Je pense que cela participe davantage d’une politique ambitieuse de faire de Metz une ville qui compte. Metz a une véritable tradition de culture, avec le FRAC, le musée de la Cour d’or, l’omniprésence de la musique avec l’Arsenal, l’opéra-théâtre… Le Centre Pompidou-Metz, avec la présence de l’art depuis l’art moderne, manquait dans ce paysage déjà riche. On sait qu’un visiteur sur deux vient à Metz pour le Centre, mais la dynamique est plus globale. Les choses se font en synergie, le projet du Palais des Congrès, du centre Muse, etc. A 1H15 de Paris et des Vosges, à 45 mn de Luxembourg, tout près de la Sarre, on se sent vraiment au cœur de l’Europe.

 

Quel rôle peuvent jouer les élus pour faciliter la décentralisation culturelle ?

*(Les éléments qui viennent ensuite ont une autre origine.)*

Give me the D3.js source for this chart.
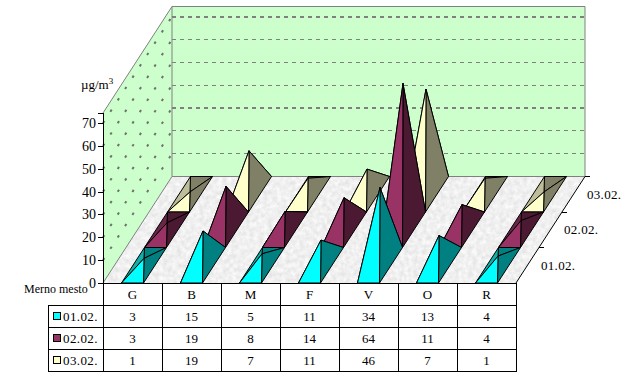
<!DOCTYPE html>
<html>
<head>
<meta charset="utf-8">
<script src="https://cdn.jsdelivr.net/npm/d3@7"></script>
<style>
body { margin:0; background:#fff; }
svg { display:block; }
text { font-family:"Liberation Serif",serif; fill:#000; }
</style>
</head>
<body>
<svg></svg>
<script>
const width = 629;
const height = 378;

var mesta = ["G","B","M","F","V","O","R"];
var datumi = ["01.02.","02.02.","03.02."];
var vals0102 = [3,15,5,11,34,13,4];
var vals0203 = [3,19,8,14,64,11,4];
var vals0302 = [1,19,7,11,46,7,1];
var yTicks = [0,10,20,30,40,50,60,70];
var boje = ["#00ffff","#993366","#ffffcc"];
var bojeDesno = ["#008080","#4c1933","#808066"];
var bojeLevo = ["#12aeaa","#6a2547","#bdbd99"];

var serije = [vals0102, vals0203, vals0302];

var svg = d3.select("svg").attr("width",width).attr("height",height);

// floor is a bit mottled, like the excel marble fill
var defs = svg.append("defs");
var f = defs.append("filter").attr("id","mramor").attr("x",0).attr("y",0).attr("width",1).attr("height",1);
f.append("feTurbulence").attr("type","fractalNoise").attr("baseFrequency",0.22).attr("numOctaves",3).attr("seed",4);
f.append("feColorMatrix").attr("type","matrix")
  .attr("values","0.3 0 0 0 0.72  0.3 0 0 0 0.72  0.3 0 0 0 0.72  0 0 0 0 1");
f.append("feComposite").attr("in2","SourceGraphic").attr("operator","in");

var x0 = 103, y0 = 283, chartW = 413;
var xBand = d3.scaleBand().domain(mesta).range([x0, x0+chartW]).paddingInner(0.627).paddingOuter(0.3135);
var xStep = d3.scaleBand().domain(mesta).range([x0, x0+chartW]);
var yScale = d3.scaleLinear().domain([0,74.4]).range([y0,113]);
// depth goes back and to the right
var zX = d3.scaleLinear().domain([0,3]).range([0,69]);
var zY = d3.scaleLinear().domain([0,3]).range([0,-106.5]);

// x,z in chart space, v = value above the floor
function proj(x,z,v) {
  return [x + zX(z), yScale(v) + zY(z)];
}
var line = d3.line();
function poly(pts) { return line(pts) + "Z"; }

var floorPts = [proj(x0,0,0),proj(x0+chartW,0,0),proj(x0+chartW,3,0),proj(x0,3,0)];
var leftPts = [proj(x0,0,0),proj(x0,3,0),proj(x0,3,74.4),proj(x0,0,74.4)];
var backPts = [proj(x0,3,0),proj(x0+chartW,3,0),proj(x0+chartW,3,74.4),proj(x0,3,74.4)];

svg.append("path").attr("d",poly(floorPts)).attr("fill","#e6e6e6").attr("filter","url(#mramor)");
svg.append("path").attr("d",poly(leftPts)).attr("fill","#ccffcc");
svg.append("path").attr("d",poly(backPts)).attr("fill","#ccffcc");

// gridlines
var gridTicks = yTicks.slice(1);
svg.selectAll(".grid-back").data(gridTicks).enter().append("path")
  .attr("class","grid-back")
  .attr("d",d=>line([proj(x0,3,d),proj(x0+chartW,3,d)]))
  .attr("stroke","#808080")
  .attr("stroke-width",d=>(d==30||d==70)?2:1)
  .attr("stroke-dasharray","4,4")
  .attr("shape-rendering","crispEdges");
svg.selectAll(".grid-left").data(gridTicks).enter().append("path")
  .attr("class","grid-left")
  .attr("d",d=>line([proj(x0,0,d),proj(x0,3,d)]))
  .attr("stroke","#707070")
  .attr("stroke-width",2)
  .attr("stroke-dasharray","2.5,11")
  .attr("fill","none");

// wall borders
[[proj(x0,0,74.4),proj(x0,3,74.4),proj(x0+chartW,3,74.4),proj(x0+chartW,3,0),proj(x0,3,0),proj(x0,3,74.4)],
 [proj(x0,0,0),proj(x0,3,0)]].forEach(p=>{
  svg.append("path").attr("d",line(p)).attr("fill","none").attr("stroke","#808080").attr("stroke-width",1);
});

// pyramids, back series first so the front ones cover them
[2,1,0].forEach(s=>{
  mesta.forEach((m,i)=>{
    var v = serije[s][i];
    var a = xBand(m), b = a + xBand.bandwidth();
    var fl = proj(a,s,0), fr = proj(b,s,0), br = proj(b,s+1,0), bl = proj(a,s+1,0);
    var top = proj((a+b)/2,s+0.5,v);
    var faces = [
      {pts:[bl,br,top], c:bojeDesno[s]},
      {pts:[fl,bl,top], c:bojeLevo[s]},
      {pts:[fr,br,top], c:bojeDesno[s]},
      {pts:[fl,fr,top], c:boje[s]}
    ];
    svg.append("g").selectAll("path").data(faces).enter().append("path")
      .attr("d",d=>poly(d.pts))
      .attr("fill",d=>d.c)
      .attr("stroke","#000")
      .attr("stroke-width",1)
      .attr("stroke-linejoin","round");
  });
});

// value axis
var yAxis = d3.axisLeft(yScale).tickValues(yTicks).tickSize(5).tickPadding(2);
var yG = svg.append("g").attr("class","y-axis").attr("transform","translate("+x0+",0)").call(yAxis);
yG.selectAll("text").style("font-family","'Liberation Serif',serif").style("font-size","14px").attr("fill","#000");
yG.select(".domain").attr("stroke","#000").attr("shape-rendering","crispEdges");
yG.selectAll("line").attr("stroke","#000").attr("shape-rendering","crispEdges");

svg.append("path").attr("d",line([proj(x0+chartW,0,0),proj(x0+chartW,3,0)])).attr("stroke","#000").attr("fill","none");

// depth ticks and labels
datumi.forEach((d,i)=>{
  var p = proj(x0+chartW,i+1,0);
  svg.append("path").attr("d",line([p,[p[0]+5,p[1]]])).attr("stroke","#000").attr("shape-rendering","crispEdges");
  svg.append("text").attr("x",p[0]+2).attr("y",p[1]+22).attr("font-size",13).attr("letter-spacing",0.3).text(d);
});

// data table under the chart
var rowY = d3.scaleLinear().domain([0,4]).range([283,371.5]);
var tableLeft = 48.5;
var tbl = svg.append("g").attr("shape-rendering","crispEdges").attr("stroke","#000").attr("fill","none");
var colXs = mesta.map(m=>xStep(m)).concat([x0+chartW]);
colXs.forEach(x=>{
  tbl.append("path").attr("d",line([[x,rowY(0)],[x,rowY(4)]]));
});
tbl.append("path").attr("d",line([[tableLeft,rowY(1)],[tableLeft,rowY(4)]]));
d3.range(5).forEach(r=>{
  tbl.append("path").attr("d",line([[r==0?x0:tableLeft,rowY(r)],[x0+chartW,rowY(r)]]));
});

svg.selectAll(".cat").data(mesta).enter().append("text")
  .attr("class","cat")
  .attr("x",d=>xStep(d)+xStep.bandwidth()/2)
  .attr("y",rowY(0.5)+4.5)
  .attr("text-anchor","middle")
  .attr("font-size",13)
  .text(d=>d);

serije.forEach((vals,s)=>{
  svg.selectAll(".v"+s).data(vals).enter().append("text")
    .attr("class","v"+s)
    .attr("x",(d,i)=>xStep(mesta[i])+xStep.bandwidth()/2)
    .attr("y",rowY(s+1.5)+4.5)
    .attr("text-anchor","middle")
    .attr("font-size",13)
    .text(d=>d);
  svg.append("rect")
    .attr("x",53).attr("y",rowY(s+1.5)-4)
    .attr("width",7.5).attr("height",7.5)
    .attr("fill",boje[s]).attr("stroke","#000").attr("stroke-width",1)
    .attr("shape-rendering","crispEdges");
  svg.append("text")
    .attr("x",63).attr("y",rowY(s+1.5)+4.5)
    .attr("font-size",13).attr("letter-spacing",0.4)
    .text(datumi[s]);
});

svg.append("text").attr("x",24).attr("y",293).attr("font-size",12).text("Merno mesto");

var jed = svg.append("text").attr("x",81).attr("y",89).attr("font-size",13);
jed.append("tspan").text("µg/m");
jed.append("tspan").attr("dy",-5).attr("font-size",9).text("3");
</script>
</body>
</html>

Le centre Pompidou-Metz est un EPCC (Etablissement public de coopération culturelle), ce sont les collectivités territoriales qui le financent. Ce qui est très important pour la vie d’un tel établissement c’est de pouvoir construire une programmation à trois ans. Il est essentiel d’avoir une visibilité et une stabilité budgétaire pour construire des projets ambitieux, car il faut parfois négocier les prêts deux ans à l’avance.

 

Est-il facile de convaincre ?

Les gens souhaitent souvent voir ce qu’ils connaissent déjà. Notre travail c’est aussi de faire rentrer le public dans des formes auxquelles il n’a pas forcément accès tout seul. Ce n’est pas forcément une visite où l’on découvre tout de A à Z, ça peut être quelque chose d’extraordinaire : nous avons tous les outils, les médiateurs, des conférences. Le Centre Pompidou-Metz est fait pour le public, notre travail c’est de nous adresser au public. Pas forcément de montrer ce que tout le monde connaît déjà, c’est aussi transmettre la pensée des créateurs, des artistes, des penseurs. Nous allons avoir une passionnante exposition de Michel Leiris. Bien sûr, plein de gens ne le connaissent pas mais si les visiteurs venus voir les chefs-d’œuvre de Picasso, de Bacon, ressortent et achètent L’âge d’homme, qui se lit en deux heures, et rentrent dans la pensée d’une personnalité extraordinaire, humaniste, on aura gagné ! On ne cherche pas à faire du chiffre mais à sensibiliser le public aux enjeux de la pensée contemporaine, de la création, à la façon dont ces artistes, ces penseurs ont des choses à nous dire sur le présent. C’est le cas aussi de l’actuelle très belle exposition Tania Mouraud. Ce n’est pas une artiste très connue, c’est justement ce qui est passionnant : faire découvrir une artiste dont l’œuvre fait résonner les enjeux de l’histoire de notre monde. Nous ne sommes pas un centre de divertissement, la sensibilisation est notre mission, elle s’inscrit dans un présent, dans une société. Ca peut être aussi un lieu d’évasion, par le rêve, par la beauté, mais c’est un lieu de sens et de transmission. C’est essentiel.